The world reacted with great optimism at the news announced Monday morning that test subjects given a COVID-19 vaccine being developed by Pfizer had 90 percent fewer symptomatic infections of the China coronavirus than those given a placebo. For example, the Dow Jones stock market index jumped over three percent in value Monday morning on the news. (CNBC reported: “The Dow Jones Industrial Average traded 1,100 points higher, or 3.9% and hit an all-time high. At its session high, the 30-stock average was up nearly 5.7%, or more than 1,600 points.”)
A report by Stat News states that at the end of October Pfizer changed their planned testing protocol, placing samples in cold storage and not testing them until the after the November 3 election, supposedly to test a larger sample.
…“I’ve been in vaccine development for 35 years,” William Gruber, Pfizer’s senior vice president of vaccine clinical research and development, told STAT. “I’ve seen some really good things. This is extraordinary.” He later added: “This really bodes well for us being able to get a handle on the epidemic and get us out of this situation.”

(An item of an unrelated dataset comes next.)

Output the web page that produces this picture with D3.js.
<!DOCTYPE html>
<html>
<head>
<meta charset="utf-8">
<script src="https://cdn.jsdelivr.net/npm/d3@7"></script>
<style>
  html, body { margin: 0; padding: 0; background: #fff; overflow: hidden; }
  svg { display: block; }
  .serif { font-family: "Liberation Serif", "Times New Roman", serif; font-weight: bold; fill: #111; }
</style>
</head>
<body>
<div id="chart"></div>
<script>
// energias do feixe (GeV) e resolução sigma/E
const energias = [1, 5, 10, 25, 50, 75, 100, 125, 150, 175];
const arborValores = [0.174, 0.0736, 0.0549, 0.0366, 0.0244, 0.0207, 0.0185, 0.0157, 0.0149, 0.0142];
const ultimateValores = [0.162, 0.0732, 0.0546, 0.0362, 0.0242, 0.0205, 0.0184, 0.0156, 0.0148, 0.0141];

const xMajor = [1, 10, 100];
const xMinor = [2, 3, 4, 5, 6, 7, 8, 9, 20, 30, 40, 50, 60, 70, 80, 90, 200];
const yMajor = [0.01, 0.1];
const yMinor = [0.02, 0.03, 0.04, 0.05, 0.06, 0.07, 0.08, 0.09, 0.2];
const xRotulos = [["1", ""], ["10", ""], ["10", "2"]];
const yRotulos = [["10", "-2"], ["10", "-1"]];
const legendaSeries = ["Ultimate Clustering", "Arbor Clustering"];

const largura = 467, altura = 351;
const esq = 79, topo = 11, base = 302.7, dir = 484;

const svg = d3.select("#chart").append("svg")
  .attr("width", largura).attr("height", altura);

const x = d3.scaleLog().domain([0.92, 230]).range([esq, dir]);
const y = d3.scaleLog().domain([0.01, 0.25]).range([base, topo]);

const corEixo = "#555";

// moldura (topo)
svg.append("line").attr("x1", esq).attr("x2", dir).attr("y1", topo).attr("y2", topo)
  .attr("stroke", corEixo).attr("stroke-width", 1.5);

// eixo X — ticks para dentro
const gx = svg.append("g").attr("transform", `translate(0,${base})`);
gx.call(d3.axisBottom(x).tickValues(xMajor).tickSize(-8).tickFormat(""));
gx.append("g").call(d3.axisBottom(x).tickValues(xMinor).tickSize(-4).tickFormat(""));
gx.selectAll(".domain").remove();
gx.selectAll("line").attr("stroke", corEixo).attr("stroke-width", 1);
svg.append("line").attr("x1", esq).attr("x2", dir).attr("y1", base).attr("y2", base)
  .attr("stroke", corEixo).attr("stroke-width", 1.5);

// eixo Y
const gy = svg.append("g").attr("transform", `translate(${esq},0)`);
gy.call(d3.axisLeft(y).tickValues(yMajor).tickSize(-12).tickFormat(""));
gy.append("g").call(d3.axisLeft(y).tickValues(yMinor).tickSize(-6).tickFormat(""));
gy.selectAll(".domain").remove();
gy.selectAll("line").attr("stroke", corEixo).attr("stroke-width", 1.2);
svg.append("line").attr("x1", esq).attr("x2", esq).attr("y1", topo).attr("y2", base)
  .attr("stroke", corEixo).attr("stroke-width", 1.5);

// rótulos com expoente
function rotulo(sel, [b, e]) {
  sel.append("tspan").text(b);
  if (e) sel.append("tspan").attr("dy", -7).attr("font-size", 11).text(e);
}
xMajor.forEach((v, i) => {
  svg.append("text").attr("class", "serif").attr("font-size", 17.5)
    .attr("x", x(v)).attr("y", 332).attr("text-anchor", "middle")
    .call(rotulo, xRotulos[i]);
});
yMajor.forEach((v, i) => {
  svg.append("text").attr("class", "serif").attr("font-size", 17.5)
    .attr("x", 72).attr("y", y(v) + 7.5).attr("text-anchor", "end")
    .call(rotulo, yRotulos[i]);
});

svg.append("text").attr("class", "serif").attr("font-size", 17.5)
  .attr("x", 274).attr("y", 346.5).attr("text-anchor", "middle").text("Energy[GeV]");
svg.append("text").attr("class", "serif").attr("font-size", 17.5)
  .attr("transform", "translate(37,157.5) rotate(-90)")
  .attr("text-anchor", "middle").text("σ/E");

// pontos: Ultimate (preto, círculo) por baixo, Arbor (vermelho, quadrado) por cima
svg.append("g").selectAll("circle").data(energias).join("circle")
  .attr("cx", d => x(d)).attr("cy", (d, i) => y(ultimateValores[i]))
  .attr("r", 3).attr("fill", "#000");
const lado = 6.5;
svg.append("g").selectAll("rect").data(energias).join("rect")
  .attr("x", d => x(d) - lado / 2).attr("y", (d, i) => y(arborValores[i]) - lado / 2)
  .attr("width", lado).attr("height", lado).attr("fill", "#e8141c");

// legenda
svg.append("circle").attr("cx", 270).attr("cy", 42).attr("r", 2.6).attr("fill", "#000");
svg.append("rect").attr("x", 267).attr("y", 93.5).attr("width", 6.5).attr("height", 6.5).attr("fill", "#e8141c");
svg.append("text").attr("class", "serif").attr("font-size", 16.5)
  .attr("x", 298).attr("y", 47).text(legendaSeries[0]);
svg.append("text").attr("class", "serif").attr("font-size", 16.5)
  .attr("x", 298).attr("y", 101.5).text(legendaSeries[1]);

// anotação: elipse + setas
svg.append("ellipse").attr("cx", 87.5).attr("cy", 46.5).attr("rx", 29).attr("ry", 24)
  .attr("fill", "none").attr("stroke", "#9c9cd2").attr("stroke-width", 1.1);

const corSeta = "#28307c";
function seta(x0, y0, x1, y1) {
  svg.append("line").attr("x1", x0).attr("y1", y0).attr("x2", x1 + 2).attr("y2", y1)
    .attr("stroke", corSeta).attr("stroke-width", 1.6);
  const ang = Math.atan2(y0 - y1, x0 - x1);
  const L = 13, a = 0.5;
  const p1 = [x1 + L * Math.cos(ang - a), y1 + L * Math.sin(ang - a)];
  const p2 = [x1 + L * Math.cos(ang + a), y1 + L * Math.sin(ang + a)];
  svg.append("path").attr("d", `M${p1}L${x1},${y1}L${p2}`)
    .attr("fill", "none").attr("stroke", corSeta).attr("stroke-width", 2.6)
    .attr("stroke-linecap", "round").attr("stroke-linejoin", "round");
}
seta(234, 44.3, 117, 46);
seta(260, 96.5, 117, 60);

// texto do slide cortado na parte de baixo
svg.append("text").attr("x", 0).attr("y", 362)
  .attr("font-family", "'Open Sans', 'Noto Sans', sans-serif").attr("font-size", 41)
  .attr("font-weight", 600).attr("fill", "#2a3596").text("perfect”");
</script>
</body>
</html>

…In their announcement of the results, Pfizer and BioNTech revealed a surprise. The companies said they had decided not to conduct the 32-case analysis “after a discussion with the FDA.” Instead, they planned to conduct the analysis after 62 cases. But by the time the plan had been formalized, there had been 94 cases of Covid-19 in the study. It’s not known how many were in the vaccine arm, but it would have to be nine or fewer.
Gruber said that Pfizer and BioNTech had decided in late October that they wanted to drop the 32-case interim analysis. At that time, the companies decided to stop having their lab confirm cases of Covid-19 in the study, instead leaving samples in storage. The FDA was aware of this decision. Discussions between the agency and the companies concluded, and testing began this past Wednesday. When the samples were tested, there were 94 cases of Covid in the trial. The DSMB met on Sunday.

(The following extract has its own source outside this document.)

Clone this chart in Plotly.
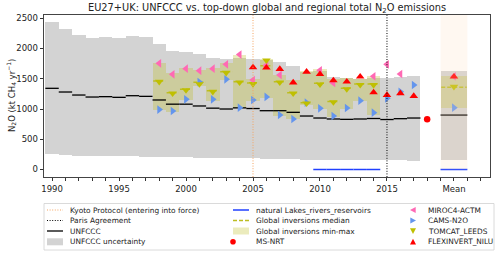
import plotly.graph_objects as go

# ---------------- data ----------------
years = list(range(1990, 2018))
unfccc = [1342, 1281, 1231, 1198, 1204, 1193, 1220, 1209, 1149, 1080,
          1080, 1050, 1014, 1000, 1019, 1008, 972, 972, 945, 884,
          851, 835, 829, 835, 843, 826, 840, 851]
unc_low = [256, 236, 226, 220, 218, 216, 218, 214, 208, 204,
           200, 197, 194, 191, 189, 185, 175, 173, 172, 160,
           158, 157, 157, 157, 156, 152, 150, 146]
unc_high = [2433, 2317, 2228, 2168, 2185, 2173, 2207, 2185, 2080, 1959,
            1948, 1909, 1838, 1821, 1840, 1832, 1815, 1772, 1711, 1617,
            1630, 1534, 1512, 1491, 1515, 1507, 1534, 1550]

inv_years = list(range(1998, 2018))
miroc = [1755, 1573, 1667, 1634, 1667, 1738, 1900, 1479, 1722, 1562,
         None, None, 1640, 1430, None, None, 1540, 1738, 1578, None]
cams = [990, 967, 1160, 1445, 1160, 1491, 1022, 1149, 1200, 901,
        835, 1105, 1011, 884, 1016, 1138, 939, 1177, 1286, 1397]
tomcat = [1452, 1259, 1314, 1413, 1286, 1600, 1441, 1415, 1805, 1441,
          1259, 1094, 1408, 1115, 1330, 1400, 1397, None, None, None]
flexinvert = [None, None, None, None, None, None, None, 1689, 1683, 1661,
              1438, 1615, 1575, 1472, 1452, 1534, 1273, 1231, 1259, 1215]

box_years = list(range(1998, 2015))
inv_median = [1463, 1270, 1325, 1441, 1303, 1617, 1452, 1430, 1716, 1452,
              1270, 1105, 1424, 1125, 1345, 1413, 1413]
inv_min = [983, 955, 1149, 1380, 1138, 1479, 1011, 1140, 1177, 884,
           830, 1066, 1000, 862, 1000, 1130, 900]
inv_max = [1765, 1590, 1678, 1650, 1678, 1755, 1900, 1490, 1821, 1570,
           1480, 1634, 1656, 1491, 1518, 1491, 1545]

lakes_years = [2010, 2011, 2012, 2013, 2014]
lakes = [0, 0, 0, 0, 0]

msnrt_years = [2018]
msnrt = [830]

# mean column
mean_x = 2020
mean_unfccc = 900
mean_unc = [157, 1628]
mean_inv = [1011, 1550]
mean_median = 1358
mean_miroc = 1540
mean_cams = 1022
mean_tomcat = 1369
mean_flex = 1534
mean_lakes = 0

kyoto_year = 2005
paris_year = 2015

tick_vals = [1990, 1995, 2000, 2005, 2010, 2015, 2020]
tick_text = ["1990", "1995", "2000", "2005", "2010", "2015", "Mean"]

title = "EU27+UK: UNFCCC vs. top-down global and regional total N<sub>2</sub>O emissions"
ytitle = "N<sub>2</sub>O (kt CH<sub>4</sub> yr<sup>\u22121</sup>)"

# ---------------- styles ----------------
C_GRAY = "#d3d3d3"
C_BOX = "rgba(188,189,34,0.30)"
C_MED = "#bcbd22"
C_TOM = "#bfbf00"
C_PINK = "#ff69b4"
C_BLUE = "#6495ed"
C_RED = "#ff0000"
C_LAKE = "#2040ff"
C_KYOTO = "#f4a460"
FONT = "DejaVu Sans"

W, H = 500, 255
L, R, T, B = 44, 490, 15, 177


def segs(xs, ys, half):
    sx, sy = [], []
    for x, y in zip(xs, ys):
        if y is None:
            continue
        sx += [x - half, x + half, None]
        sy += [y, y, None]
    return sx, sy


fig = go.Figure()

# UNFCCC uncertainty
fig.add_trace(go.Bar(
    x=years + [mean_x],
    base=unc_low + [mean_unc[0]],
    y=[h - l for h, l in zip(unc_high, unc_low)] + [mean_unc[1] - mean_unc[0]],
    width=[1] * len(years) + [2],
    marker=dict(color=C_GRAY, line=dict(width=0)),
    showlegend=False, hoverinfo="skip"))

# global inversions min-max
fig.add_trace(go.Bar(
    x=box_years + [mean_x],
    base=inv_min + [mean_inv[0]],
    y=[h - l for h, l in zip(inv_max, inv_min)] + [mean_inv[1] - mean_inv[0]],
    width=[1] * len(box_years) + [2],
    marker=dict(color=C_BOX, line=dict(width=0)),
    showlegend=False, hoverinfo="skip"))

# UNFCCC
sx, sy = segs(years, unfccc, 0.5)
mx, my = segs([mean_x], [mean_unfccc], 1.0)
fig.add_trace(go.Scatter(x=sx + mx, y=sy + my, mode="lines",
                         line=dict(color="black", width=1.3),
                         showlegend=False, hoverinfo="skip"))

# natural lakes
sx, sy = segs(lakes_years, lakes, 0.5)
mx, my = segs([mean_x], [mean_lakes], 1.0)
fig.add_trace(go.Scatter(x=sx + mx, y=sy + my, mode="lines",
                         line=dict(color=C_LAKE, width=1.5),
                         showlegend=False, hoverinfo="skip"))

# global inversions median
sx, sy = segs(box_years, inv_median, 0.45)
mx, my = segs([mean_x], [mean_median], 0.95)
fig.add_trace(go.Scatter(x=sx + mx, y=sy + my, mode="lines",
                         line=dict(color=C_MED, width=1.5, dash="4px,2px"),
                         showlegend=False, hoverinfo="skip"))


def add_markers(vals, mean_val, symbol, color, size=7.5):
    fig.add_trace(go.Scatter(
        x=inv_years + [mean_x], y=vals + [mean_val], mode="markers",
        marker=dict(symbol=symbol, color=color, size=size, line=dict(width=0)),
        showlegend=False, hoverinfo="skip"))


add_markers(miroc, mean_miroc, "triangle-left", C_PINK)
add_markers(cams, mean_cams, "triangle-right", C_BLUE)
add_markers(tomcat, mean_tomcat, "triangle-down", C_TOM)
add_markers(flexinvert, mean_flex, "triangle-up", C_RED)

fig.add_trace(go.Scatter(x=msnrt_years, y=msnrt, mode="markers",
                         marker=dict(symbol="circle", color=C_RED, size=6.5),
                         showlegend=False, hoverinfo="skip"))

shapes = []
shapes.append(dict(type="rect", xref="x", yref="y", x0=mean_x - 1, x1=mean_x + 1,
                   y0=0, y1=2560, fillcolor="rgba(255,218,185,0.2)",
                   line=dict(width=0), layer="above"))
shapes.append(dict(type="line", xref="x", yref="y domain", x0=kyoto_year, x1=kyoto_year,
                   y0=0, y1=1, line=dict(color=C_KYOTO, width=1, dash="1px,1.6px"),
                   layer="above"))
shapes.append(dict(type="line", xref="x", yref="y domain", x0=paris_year, x1=paris_year,
                   y0=0, y1=1, line=dict(color="black", width=1, dash="1px,1.6px"),
                   layer="above"))


# ---------------- manual legend ----------------
def pxx(x):
    return x / W


def pyy(y):
    return 1 - y / H


annotations = []
shapes.append(dict(type="rect", xref="paper", yref="paper",
                   x0=pxx(44), x1=pxx(494), y0=pyy(250), y1=pyy(203.5),
                   line=dict(color="#d0d0d0", width=0.8), fillcolor="rgba(0,0,0,0)"))

rows = [210, 220.5, 231, 241.8]
col_sym = [47, 233, 413]
col_txt = [68, 254, 426]
leg_font = dict(family=FONT, size=7.4, color="#222")


def leg_text(col, row, text):
    annotations.append(dict(xref="paper", yref="paper", x=pxx(col_txt[col]), y=pyy(rows[row]),
                            text=text, showarrow=False, xanchor="left", yanchor="middle",
                            font=leg_font))


def leg_line(col, row, color, dash="solid", width=1.3):
    shapes.append(dict(type="line", xref="paper", yref="paper",
                       x0=pxx(col_sym[col]), x1=pxx(col_sym[col] + 16),
                       y0=pyy(rows[row]), y1=pyy(rows[row]),
                       line=dict(color=color, width=width, dash=dash)))


def leg_patch(col, row, color):
    shapes.append(dict(type="rect", xref="paper", yref="paper",
                       x0=pxx(col_sym[col]), x1=pxx(col_sym[col] + 16),
                       y0=pyy(rows[row] + 3.5), y1=pyy(rows[row] - 3.5),
                       fillcolor=color, line=dict(width=0)))


def leg_tri(col, row, kind, color, s=3.0):
    cx, cy = col_sym[col], rows[row]
    if kind == "left":
        pts = [(cx - s, cy), (cx + s * 0.9, cy - s), (cx + s * 0.9, cy + s)]
    elif kind == "right":
        pts = [(cx + s, cy), (cx - s * 0.9, cy - s), (cx - s * 0.9, cy + s)]
    elif kind == "down":
        pts = [(cx, cy + s), (cx - s, cy - s * 0.9), (cx + s, cy - s * 0.9)]
    else:
        pts = [(cx, cy - s), (cx - s, cy + s * 0.9), (cx + s, cy + s * 0.9)]
    path = "M " + " L ".join(f"{pxx(a):.5f},{pyy(b):.5f}" for a, b in pts) + " Z"
    shapes.append(dict(type="path", xref="paper", yref="paper", path=path,
                       fillcolor=color, line=dict(width=0)))


def leg_dot(col, row, color, r=2.8):
    cx, cy = col_sym[col], rows[row]
    shapes.append(dict(type="circle", xref="paper", yref="paper",
                       x0=pxx(cx - r), x1=pxx(cx + r), y0=pyy(cy + r), y1=pyy(cy - r),
                       fillcolor=color, line=dict(width=0)))


leg_line(0, 0, C_KYOTO, "1px,1.6px", 1)
leg_text(0, 0, "Kyoto Protocol (entering into force)")
leg_line(0, 1, "black", "1px,1.6px", 1)
leg_text(0, 1, "Paris Agreement")
leg_line(0, 2, "black")
leg_text(0, 2, "UNFCCC")
leg_patch(0, 3, C_GRAY)
leg_text(0, 3, "UNFCCC uncertainty")

leg_line(1, 0, C_LAKE, width=1.5)
leg_text(1, 0, "natural Lakes_rivers_reservoirs")
leg_line(1, 1, C_MED, "4px,2px", 1.5)
leg_text(1, 1, "Global inversions median")
leg_patch(1, 2, C_BOX)
leg_text(1, 2, "Global inversions min-max")
leg_dot(1, 3, C_RED)
leg_text(1, 3, "MS-NRT")

leg_tri(2, 0, "left", C_PINK)
leg_text(2, 0, "MIROC4-ACTM")
leg_tri(2, 1, "right", C_BLUE)
leg_text(2, 1, "CAMS-N2O")
leg_tri(2, 2, "down", C_TOM)
leg_text(2, 2, "TOMCAT_LEEDS")
leg_tri(2, 3, "up", C_RED)
leg_text(2, 3, "FLEXINVERT_NILU")

annotations.append(dict(xref="paper", yref="paper", x=pxx((L + R) / 2), y=pyy(9),
                        text=title, showarrow=False, xanchor="center", yanchor="middle",
                        font=dict(family=FONT, size=9.8, color="#222")))
annotations.append(dict(xref="paper", yref="paper", x=pxx(11), y=pyy((T + B) / 2),
                        text=ytitle, showarrow=False, textangle=-90,
                        xanchor="center", yanchor="middle",
                        font=dict(family=FONT, size=8.5, color="#222")))

fig.update_layout(
    width=W, height=H,
    margin=dict(l=0, r=0, t=0, b=0, autoexpand=False),
    paper_bgcolor="white", plot_bgcolor="white",
    barmode="overlay", bargap=0,
    showlegend=False,
    shapes=shapes, annotations=annotations,
    font=dict(family=FONT, size=8.5, color="#222"),
    xaxis=dict(domain=[L / W, R / W], range=[1989.4, 2022.69],
               tickmode="array", tickvals=tick_vals, ticktext=tick_text,
               ticks="outside", ticklen=3.5, tickwidth=0.8, tickcolor="#333",
               minor=dict(tickmode="linear", tick0=1990, dtick=1, ticks="outside",
                          ticklen=3.5, tickwidth=0.8, tickcolor="#333", showgrid=False),
               showgrid=False, zeroline=False, showline=True, mirror=True,
               linecolor="#444", linewidth=0.8,
               tickfont=dict(family=FONT, size=8.5, color="#222")),
    yaxis=dict(domain=[1 - B / H, 1 - T / H], range=[-124, 2554],
               tickmode="array", tickvals=[0, 500, 1000, 1500, 2000, 2500],
               ticks="outside", ticklen=3.5, tickwidth=0.8, tickcolor="#333",
               showgrid=False, zeroline=False, showline=True, mirror=True,
               linecolor="#444", linewidth=0.8,
               tickfont=dict(family=FONT, size=8.5, color="#222")),
)

fig.write_html("out.html", config={"displayModeBar": False},
               post_script="document.body.style.margin='0';document.body.style.overflow='hidden';")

This means that the statistical strength of the result is likely far stronger than was initially expected. It also means that if Pfizer had held to the original plan, the data would likely have been available in October, as its CEO, Albert Bourla, had initially predicted.
Newsweek reports that while Pfizer did not take federal government money for research and development of the vaccine candidate, the firm signed an Operation Warp Speed contract worth $1.95 billion for 100 million doses with an option for 500 million more.

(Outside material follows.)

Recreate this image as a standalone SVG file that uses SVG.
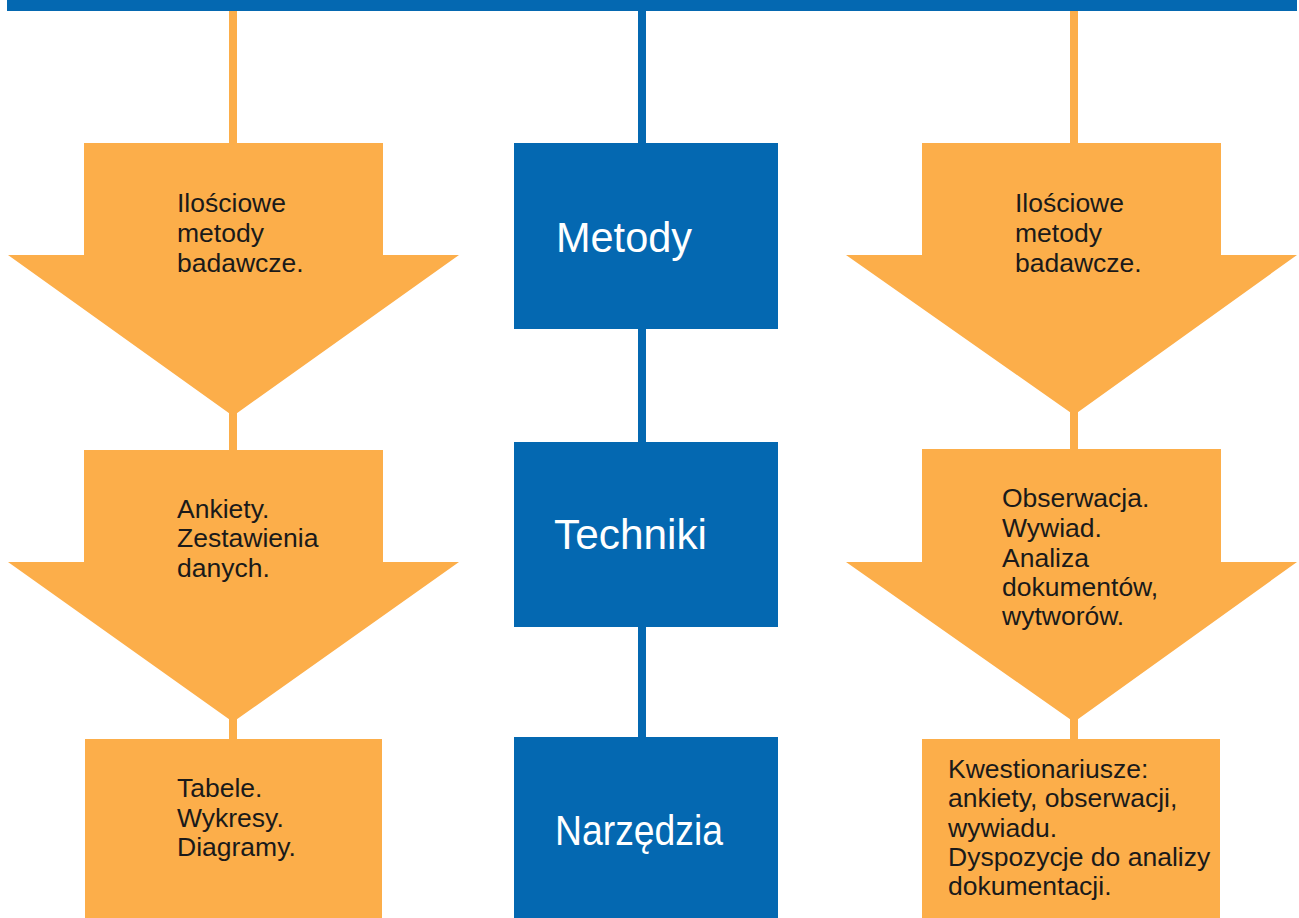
<svg xmlns="http://www.w3.org/2000/svg" width="1299" height="918" viewBox="0 0 1299 918">
<style>
.o{fill:#FCAE4A}
.b{fill:#0468B1}
.co{stroke:#FCAE4A;stroke-width:8;fill:none}
.cb{stroke:#0468B1;stroke-width:8;fill:none}
.t{font-family:"Liberation Sans",Arial,sans-serif;font-size:26.5px;fill:#1a1a1a}
.w{font-family:"Liberation Sans",Arial,sans-serif;font-size:42px;fill:#ffffff}
</style>
<rect width="1299" height="918" fill="#ffffff"/>
<g id="connectors">
<rect x="7" y="0" width="1290" height="11" class="b"/>
<line x1="233" y1="11" x2="233" y2="145" class="co"/>
<line x1="233" y1="410" x2="233" y2="452" class="co"/>
<line x1="233" y1="716" x2="233" y2="741" class="co"/>
<line x1="642" y1="11" x2="642" y2="145" class="cb"/>
<line x1="642" y1="327" x2="642" y2="444" class="cb"/>
<line x1="642" y1="625" x2="642" y2="739" class="cb"/>
<line x1="1074" y1="11" x2="1074" y2="145" class="co"/>
<line x1="1074" y1="410" x2="1074" y2="451" class="co"/>
<line x1="1074" y1="716" x2="1074" y2="741" class="co"/>
</g>
<g id="left-arrow-1">
<polygon class="o" points="84,143 383,143 383,255 459,255 233,416 8,255 84,255"/>
<text class="t" x="177" y="212">Ilościowe</text>
<text class="t" x="177" y="242">metody</text>
<text class="t" x="177" y="272">badawcze.</text>
</g>
<g id="left-arrow-2">
<polygon class="o" points="84,450 383,450 383,562 459,562 233,722 8,562 84,562"/>
<text class="t" x="177" y="518">Ankiety.</text>
<text class="t" x="177" y="547">Zestawienia</text>
<text class="t" x="177" y="577">danych.</text>
</g>
<g id="left-box-3">
<rect class="o" x="85" y="739" width="297" height="179"/>
<text class="t" x="177" y="797">Tabele.</text>
<text class="t" x="177" y="827">Wykresy.</text>
<text class="t" x="177" y="856">Diagramy.</text>
</g>
<g id="metody">
<rect class="b" x="514" y="143" width="264" height="186"/>
<text class="w" x="556" y="252" textLength="136" lengthAdjust="spacingAndGlyphs">Metody</text>
</g>
<g id="techniki">
<rect class="b" x="514" y="442" width="264" height="185"/>
<text class="w" x="554" y="549" textLength="153" lengthAdjust="spacingAndGlyphs">Techniki</text>
</g>
<g id="narzedzia">
<rect class="b" x="514" y="737" width="264" height="181"/>
<text class="w" x="555" y="845" textLength="168" lengthAdjust="spacingAndGlyphs">Narzędzia</text>
</g>
<g id="right-arrow-1">
<polygon class="o" points="922,143 1221,143 1221,255 1297,255 1074,415 846,255 922,255"/>
<text class="t" x="1015" y="212">Ilościowe</text>
<text class="t" x="1015" y="242">metody</text>
<text class="t" x="1015" y="272">badawcze.</text>
</g>
<g id="right-arrow-2">
<polygon class="o" points="922,449 1221,449 1221,562 1297,562 1074,722 846,562 922,562"/>
<text class="t" x="1002" y="507">Obserwacja.</text>
<text class="t" x="1002" y="537">Wywiad.</text>
<text class="t" x="1002" y="567">Analiza</text>
<text class="t" x="1002" y="596">dokumentów,</text>
<text class="t" x="1002" y="625">wytworów.</text>
</g>
<g id="right-box-3">
<rect class="o" x="922" y="739" width="298" height="179"/>
<text class="t" x="948" y="778">Kwestionariusze:</text>
<text class="t" x="948" y="807">ankiety, obserwacji,</text>
<text class="t" x="948" y="837">wywiadu.</text>
<text class="t" x="948" y="866">Dyspozycje do analizy</text>
<text class="t" x="948" y="895">dokumentacji.</text>
</g>
</svg>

Pfizer’s head of vaccine research has distanced the firm’s COVID-19 vaccine development from the White House’s Operation Warp Speed.
…While government figures welcomed the program’s progress, Kathrin Jansen, the head of vaccine research and development at Pfizer, sought to distance it from them.
She told The New York Times: “We have never taken any money from the U.S. government, or from anyone.”
Jansen also told The Times that Pfizer was “never part” of Operation Warp Speed.
However, a Pfizer press release from July announced that, in agreement with Operation Warp Speed, the U.S. government would receive 100 million doses of the vaccine—subject to FDA approval—for $1.95 billion, with the option to acquire up to 500 million more.
A Pfizer spokesperson told Newsweek that while per this agreement Pfizer’s vaccine was tied to Operation Warp speed, it had never taken government funding for its research and development.
…”Pfizer has not taken federal money for R&D,” Sharon Castillo, a spokesperson for the company based in Washington, D.C., told Newsweek.
President Trump repeatedly said in the past few months that it looked like a vaccine might be announced in October. It appears he was on the right track, but the science community decided to hold off until after the election.
President Donald Trump again suggested that a coronavirus vaccine would “probably” be available in October, contradicting assessments this week by top health officials who have said it would be very unlikely.
Trump said in a press briefing Friday that there would be a vaccine “before the end of the year and maybe even before Nov. 1. I think we can probably have it sometime in October.”
…The federal government’s top infectious disease expert, Anthony Fauci, also cautioned this week that result could take longer.
“If you look at the projection of the enrollment and the kinds of things you’ll need to get a decision about whether the vaccine is safe and effective, most of us project that that’s going to be by November and December, by the end of this year,” Fauci, director of the National Institute of Allergy and Infectious Disease, said on CNN. “It is conceivable that you could have it by October, though I don’t think that that’s likely.”
Pfizer CEO Albert Bourla told reporters this week that the company will know if its coronavirus vaccine works by the end of October. But it is unclear whether the Food and Drug Administration, the agency responsible for reviewing vaccines, would issue an emergency use authorization or approve the shot based on that data.
One can’t help but wonder what last week would have looked like if Pfizer had held to its original schedule and not stopped testing samples until after the election.